Set to be the biggest election year ever with eight of the world’s ten most populous nations heading to the polls, 2024 will continue the past trend of emerging technologies posing novel challenges to electoral outcomes, says master’s in Social Science of the Internet student at Oriel College Hayden Goldberg.

“In 2024, I believe the challenge will be deepfakes,” he says. “The central fear is that they will be used as a form of disinformation to change people’s opinion, especially at the last minute of an election when there isn’t time for the media or candidates to fact check or otherwise rebut what’s been fabricated.”

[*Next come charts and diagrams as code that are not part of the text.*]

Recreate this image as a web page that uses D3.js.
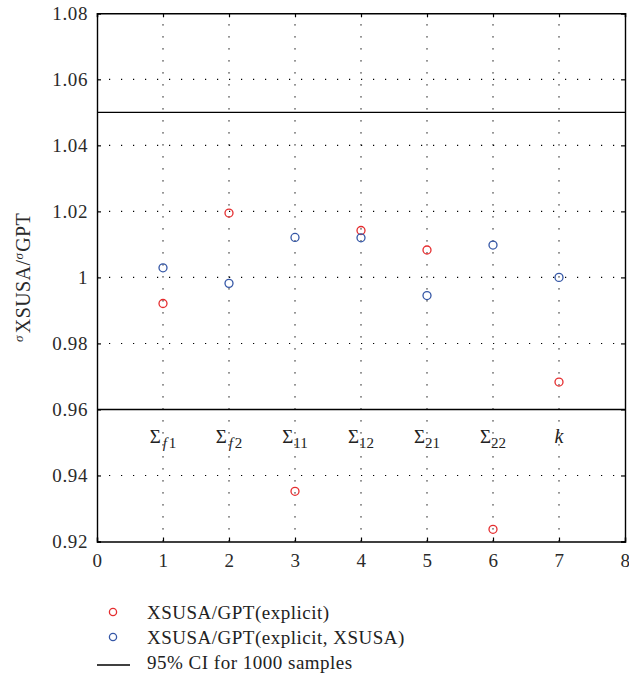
<!DOCTYPE html>
<html>
<head>
<meta charset="utf-8">
<script src="https://cdn.jsdelivr.net/npm/d3@7"></script>
<style>
  html, body { margin: 0; padding: 0; background: #fff; }
  svg { display: block; }
  svg text { font-family: 'Liberation Serif', 'DejaVu Serif', serif; }
</style>
</head>
<body>
<svg id="chart" width="629" height="680"></svg>
<script>
// Parameter positions on the x axis and their symbols
const positions = [1, 2, 3, 4, 5, 6, 7];
const paramLabels = [
  { base: "Σ", sub: "f", sub2: "1" },
  { base: "Σ", sub: "f", sub2: "2" },
  { base: "Σ", sub: "", sub2: "11" },
  { base: "Σ", sub: "", sub2: "12" },
  { base: "Σ", sub: "", sub2: "21" },
  { base: "Σ", sub: "", sub2: "22" },
  { base: "k", sub: "", sub2: "" }
];

// Ratio of standard deviations, XSUSA over GPT
const explicitRatio = [0.9921, 1.0195, 0.9352, 1.0142, 1.0083, 0.9237, 0.9683];
const explicitXsusaRatio = [1.0029, 0.9982, 1.0121, 1.0120, 0.9945, 1.0098, 1.0000];

// 95% confidence interval bounds for 1000 samples
const ciBounds = [1.05, 0.96];

const xTicks = [0, 1, 2, 3, 4, 5, 6, 7, 8];
const yTicks = [0.92, 0.94, 0.96, 0.98, 1.00, 1.02, 1.04, 1.06, 1.08];

const seriesNames = ["XSUSA/GPT(explicit)", "XSUSA/GPT(explicit, XSUSA)", "95% CI for 1000 samples"];
const RED = "#e52d2f", BLUE = "#3557a6";

const svg = d3.select("#chart");
const plotLeft = 97, plotRight = 625, plotTop = 13.3, plotBottom = 541.5;

const x = d3.scaleLinear().domain([0, 8]).range([plotLeft, plotRight]);
const y = d3.scaleLinear().domain([0.92, 1.08]).range([plotBottom, plotTop]);

// dotted grid
const grid = svg.append("g");
grid.selectAll("line.v").data(positions).join("line")
  .attr("x1", d => x(d)).attr("x2", d => x(d))
  .attr("y1", plotBottom).attr("y2", plotTop)
  .attr("stroke", "#000").attr("stroke-width", 1.1)
  .attr("stroke-dasharray", "1.2,10.8");
grid.selectAll("line.h").data(yTicks.slice(1, -1)).join("line")
  .attr("y1", d => y(d)).attr("y2", d => y(d))
  .attr("x1", plotLeft).attr("x2", plotRight)
  .attr("stroke", "#000").attr("stroke-width", 1.1)
  .attr("stroke-dasharray", "1.2,10.8");

// axes with inward ticks
const fmtY = d => (d === 1 ? "1" : d3.format(".2f")(d));
const xAxis = svg.append("g").attr("transform", `translate(0,${plotBottom})`)
  .call(d3.axisBottom(x).tickValues(xTicks).tickSize(-4).tickPadding(15).tickFormat(d3.format("d")));
const yAxis = svg.append("g").attr("transform", `translate(${plotLeft},0)`)
  .call(d3.axisLeft(y).tickValues(yTicks).tickSize(-4).tickPadding(9).tickFormat(fmtY));
svg.append("g").attr("transform", `translate(0,${plotTop})`)
  .call(d3.axisTop(x).tickValues(xTicks).tickSize(-4).tickFormat(""));
svg.append("g").attr("transform", `translate(${plotRight},0)`)
  .call(d3.axisRight(y).tickValues(yTicks).tickSize(-4).tickFormat(""));

svg.selectAll("g").attr("font-family", null);
svg.selectAll(".domain").attr("stroke", "#000").attr("stroke-width", 1.4);
svg.selectAll(".tick line").attr("stroke", "#000").attr("stroke-width", 1.2);
svg.selectAll(".tick text")
  .attr("font-size", 19).attr("letter-spacing", 0.6).attr("fill", "#2a2a2a");
xAxis.selectAll(".tick text").attr("dy", "0.55em");
yAxis.selectAll(".tick text").attr("dy", "0.33em");

// confidence interval lines
svg.append("g").selectAll("line").data(ciBounds).join("line")
  .attr("x1", plotLeft).attr("x2", plotRight)
  .attr("y1", d => y(d)).attr("y2", d => y(d))
  .attr("stroke", "#000").attr("stroke-width", 1.4);

// parameter symbols
const labelY = y(0.9497);
const lab = svg.append("g").selectAll("text").data(positions).join("text")
  .attr("x", d => x(d)).attr("y", labelY)
  .attr("text-anchor", "middle")
  .attr("font-size", 19).attr("fill", "#222");
lab.each(function(d, i) {
  const t = d3.select(this);
  const L = paramLabels[i];
  if (L.base === "k") {
    t.append("tspan").attr("font-style", "italic").attr("font-size", 20).text("k");
    return;
  }
  t.append("tspan").text(L.base);
  if (L.sub) {
    t.append("tspan").attr("font-style", "italic").attr("font-size", 15)
      .attr("dy", 5).attr("dx", 2).text(L.sub);
    t.append("tspan").attr("font-size", 15).attr("dx", 2).text(L.sub2);
  } else {
    t.append("tspan").attr("font-size", 15).attr("dy", 5).text(L.sub2);
  }
});

// data points
const pts = svg.append("g");
pts.selectAll("circle.r").data(explicitRatio).join("circle")
  .attr("cx", (d, i) => x(positions[i])).attr("cy", d => y(d))
  .attr("r", 4).attr("fill", "none").attr("stroke", RED).attr("stroke-width", 1.3);
pts.selectAll("circle.b").data(explicitXsusaRatio).join("circle")
  .attr("cx", (d, i) => x(positions[i])).attr("cy", d => y(d))
  .attr("r", 4).attr("fill", "none").attr("stroke", BLUE).attr("stroke-width", 1.3);

// y axis title
const yt = svg.append("text")
  .attr("transform", `translate(30,${y(1.0)}) rotate(-90)`)
  .attr("text-anchor", "middle").attr("font-size", 20).attr("letter-spacing", 0.4).attr("fill", "#2a2a2a");
yt.append("tspan").attr("font-style", "italic").attr("font-size", 13).attr("dy", -7).text("σ");
yt.append("tspan").attr("dy", 7).attr("dx", 2).text("XSUSA/");
yt.append("tspan").attr("font-style", "italic").attr("font-size", 13).attr("dy", -7).text("σ");
yt.append("tspan").attr("dy", 7).attr("dx", 1).text("GPT");

// legend
const leg = svg.append("g").attr("font-size", 19).attr("letter-spacing", 0.5).attr("fill", "#222");
const legY = [612, 637, 662];
leg.append("circle").attr("cx", 113).attr("cy", legY[0]).attr("r", 3.6)
  .attr("fill", "none").attr("stroke", RED).attr("stroke-width", 1.3);
leg.append("circle").attr("cx", 113).attr("cy", legY[1]).attr("r", 3.6)
  .attr("fill", "none").attr("stroke", BLUE).attr("stroke-width", 1.3);
leg.append("line").attr("x1", 97).attr("x2", 130).attr("y1", legY[2] + 3).attr("y2", legY[2] + 3)
  .attr("stroke", "#000").attr("stroke-width", 1.4);
leg.selectAll("text").data(seriesNames).join("text")
  .attr("x", 147).attr("y", (d, i) => legY[i]).attr("dy", "0.35em").text(d => d);
</script>
</body>
</html>
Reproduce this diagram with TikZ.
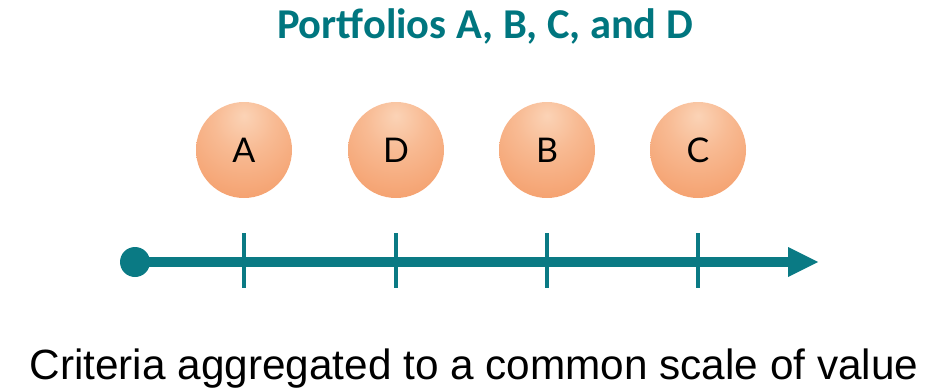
\documentclass[tikz,border=0pt]{standalone}
\usepackage{fontspec}
\setmainfont{Liberation Sans}
\newfontfamily\titlefont{Carlito}
\newfontfamily\letterfont{Lato}
\usetikzlibrary{arrows.meta}
\definecolor{teal1}{HTML}{0A7A84}
\definecolor{titleteal}{HTML}{00767F}
\definecolor{orlight}{HTML}{FBD3B6}
\definecolor{ormid}{HTML}{F49C68}
\definecolor{ordark}{HTML}{E87C40}
\pgfdeclareradialshading{orangeball}{\pgfpoint{0bp}{18bp}}{color(0bp)=(orlight); color(16bp)=(orlight!55!ormid); color(42bp)=(ormid); color(66bp)=(ordark); color(100bp)=(ordark)}
\tikzset{
  ball/.style={circle, minimum size=96pt, inner sep=0pt, shading=orangeball, font=\letterfont\fontsize{34}{34}\selectfont},
  tick/.style={draw=teal1, line width=3.5pt},
  axis/.style={draw=teal1, line width=10pt},
}
\begin{document}
\begin{tikzpicture}[x=1pt,y=-1pt]
\useasboundingbox (0,0) rectangle (949,388);
\node[text=titleteal, font=\titlefont\bfseries\fontsize{42.5}{42.5}\selectfont, anchor=base] (title) at (485,38) {Portfolios A, B, C, and D};
\node[ball] (A) at (244,150) {A};
\node[ball] (D) at (396,150) {D};
\node[ball] (B) at (547,150) {B};
\node[ball] (C) at (698,150) {C};
\coordinate (start) at (135,262);
\coordinate (end) at (790,262);
\draw[axis] (start) -- (end);
\fill[teal1] (start) circle (15);
\fill[teal1] (788,247) -- (818,262) -- (788,277) -- cycle;
\foreach \n in {A,D,B,C} {
  \draw[tick] (\n |- 0,233) -- (\n |- 0,288);
}
\node[anchor=base, font=\fontsize{42.3}{42.3}\selectfont] (caption) at (474,379) {Criteria aggregated to a common scale of value};
\end{tikzpicture}
\end{document}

Goldberg began his master’s degree in 2023 and is taking modules on emerging internet technologies, subversive technologies, and technology regulation. In his thesis he is looking at regulatory solutions to the possible harms of deepfakes in electoral contexts. He believes existing legal tools can be used to redress harms caused by malicious uses of the technology.

“This global year of elections is providing numerous case studies for the harms deepfakes can cause as well as information about how best to regulate them,” he adds.

After graduating from the University of Washington, where he received a bachelor’s degree, majoring in politics and economics, Goldberg completed a summer research project studying proposed regulatory and staffing mechanisms for a new redistricting commission in Ohio, USA.

“I’d like my work to have practical, tangible impacts on the world,” he says, before remarking on the guiding thread of his research: “Action is critical for my research on deepfakes, elections and law. I am attempting to find ways for people or candidates who are harmed by deepfakes to get redress by using existing legal tools.”

Less apocalyptic about AI than some, Goldberg is interested in subtler dangers posed by the technology relating to electoral administration, such as those regarding signature verification and matching.

“Young people do not have a regular, defined signature,” he explains, “so when signatures get validated with AI models, young people are flagged at higher rates than other age brackets.

“Along with the challenges posed by Voter ID laws, this is one of the foremost ways young people can become disenfranchised.”

Overall Goldberg is sanguine about AI technology. He sees AI being used to “bring people into the democratic space who would otherwise not be a part of it.” And anyway, research suggests political microtargeting using large language models is less effective than was once thought.

The EU’s 2023 AI Act is a promising start in regulating the technology, Goldberg says. But he adds that with deepfakes still unfamiliar and startling accurate to most, the scope for them to wreak havoc is currently as high as it may ever be.

After his studies, Goldberg would like to attend law school, before going on to work “in some combination of AI, privacy and cybersecurity law and election law.”

His ambitions are cross-cutting. “I envision public policy, economic interests, and government as three points of a triangle,” he says.

“Law is critical to all three points, and I’d like to be somewhere in the middle of the triangle, serving as a translator and convener, bringing people together and helping to inform discussions and debates.”